In true London form, the MAN showcase was rife with creative boundary-breaking, whether it be with a newcomer to the scene, Rory Parnell Mooney, or with the branded, logo and slogan heavy designs of Liam Hodges. Minimalist punk silhouettes – with volumes of cloth – had a slight Japanese feel in Rory Parnell Mooney’s collection, whilst Hodges paid tribute to the populations inhabiting London’s markets.
More dark forms were seen at Todd Lynn, where a 1990s punk revival was staged, to the sounds of a sulphurous Slaves soundtrack. Bowie met the rebellious crunch of the Sex Pistols, with dark tailored looks seen striding a close quarter stage in Victoria House’s basement.
Similarly sloganned pieces were seen at Christopher Shannon, where consumer culture was tackled head on, with overt references to an austere (you could almost say derelicte) political and economic climate. Brilliantly deconstructionist in his use of fashion as a vehicle of consumerism, Shannon proved satire and sartorial go hand in hand in more than one way.
Fabrics spoke volumes at the Lou Dalton show, where layer upon layer of wools, tartans and nylon delicately reworked the functional nature of traditional outerwear. Brilliant boiler suits were included, highlighting the workwear inspirations behind the textural games.

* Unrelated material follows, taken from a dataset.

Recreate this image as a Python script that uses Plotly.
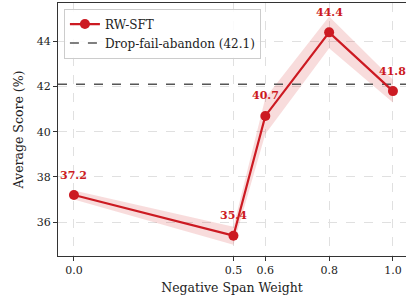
import plotly.graph_objects as go

weights = [0.0, 0.5, 0.6, 0.8, 1.0]
scores = [37.2, 35.4, 40.7, 44.4, 41.8]
spread = [0.2, 0.4, 0.8, 0.7, 0.5]
baseline = 42.1
baseline_label = "Drop-fail-abandon (42.1)"
series_label = "RW-SFT"
x_ticks = [0.0, 0.5, 0.6, 0.8, 1.0]
y_ticks = [36, 38, 40, 42, 44]

RED = "#cc1a22"
FONT = "DejaVu Serif"

upper = [s + d for s, d in zip(scores, spread)]
lower = [s - d for s, d in zip(scores, spread)]

fig = go.Figure()
fig.add_trace(go.Scatter(x=weights + weights[::-1], y=upper + lower[::-1], fill="toself",
                         mode="lines",
                         fillcolor="rgba(214,39,40,0.16)", line=dict(width=0),
                         hoverinfo="skip", showlegend=False))
fig.add_trace(go.Scatter(x=[-0.05, 1.05], y=[baseline, baseline], mode="lines",
                         line=dict(color="#555555", width=1.6, dash="dash"),
                         name=baseline_label))
fig.add_trace(go.Scatter(x=weights, y=scores, mode="lines+markers",
                         line=dict(color=RED, width=2.2),
                         marker=dict(color=RED, size=10),
                         name=series_label))

for x, y in zip(weights, scores):
    fig.add_annotation(x=x, y=y, text=f"<b>{y:.1f}</b>", showarrow=False,
                       yshift=20, font=dict(family=FONT, size=11, color=RED))

fig.update_layout(
    width=406, height=300,
    margin=dict(l=58, r=0, t=3, b=44),
    paper_bgcolor="white", plot_bgcolor="white",
    font=dict(family=FONT, size=12, color="#222222"),
    legend=dict(x=0.017, y=0.978, xanchor="left", yanchor="top",
                bgcolor="rgba(255,255,255,0.85)", bordercolor="#cccccc", borderwidth=1,
                font=dict(family=FONT, size=12), traceorder="reversed",
                tracegroupgap=0, itemwidth=30),
    showlegend=True,
)
fig.update_xaxes(range=[-0.05, 1.041], tickvals=x_ticks, ticktext=[f"{v:.1f}" for v in x_ticks],
                 showline=True, linecolor="#333333", linewidth=1.2, mirror=True,
                 ticks="outside", ticklen=4, tickcolor="#333333",
                 showgrid=True, gridcolor="#e0e0e0", griddash="dash", gridwidth=1,
                 zeroline=False, tickfont=dict(size=11),
                 title=dict(text="Negative Span Weight", font=dict(size=12.5), standoff=6))
fig.update_yaxes(range=[34.5, 45.7], tickvals=y_ticks,
                 showline=True, linecolor="#333333", linewidth=1.2, mirror=False,
                 ticks="outside", ticklen=4, tickcolor="#333333",
                 showgrid=True, gridcolor="#e0e0e0", griddash="dash", gridwidth=1,
                 zeroline=False, tickfont=dict(size=11),
                 title=dict(text="Average Score (%)", font=dict(size=12.5), standoff=10))

fig.write_html("out.html", config={"displayModeBar": False})
with open("out.html") as f:
    html = f.read()
html = html.replace("<body>", '<body style="margin:0;padding:0;overflow:hidden">', 1)
with open("out.html", "w") as f:
    f.write(html)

High-shine was on show at the Astrid Andersen show, where glossy fabrics met the Hagakure-inspired theme of the collection. With habitual flair, Andersen distorted urbanwear gender codes, with sporty pieces elongated to create sleek silhouettes.
A nostalgic collection for all things childhood was presented by design duo Agi & Sam, where bold, graphic colour blocks were complimented by some incredible lego face masks. The wonderfully haphazard construction of the pieces (perfectly monitored chaos, of course) was a poetic tribute to the playfulness of tender years.
Matthew Miller’s Resistant collection unpicked the very construction of the fabrics, with ripped, shredded and repaired pieces that showcased the fibres of the fire-resistant cloths. Attacking the very root of sartorial stuffiness – the cloth that weaves are made of – Miller presented a collection that subtly went against the very grain of the fashion system.
Christopher Raeburn took his audience on a nautical expedition – one that saw rubber pieces and a shark motif build a wayfaring leitmotif. Of particular genius were the inflatable gilets – a dangerous field to venture into, but that, reworked in true Raeburn manner, became an entirely new garment.
While the first two days of the collections may have been dark in terms of colour palettes, the wealth of fabrics and textiles on show brought texture into the spotlight. Black may be back en force, but we’re happy with that. The deconstructionist nature of the pieces showcased on the opening days of LC:M meant functionality took a back seat and experimentation came to the front line, once again.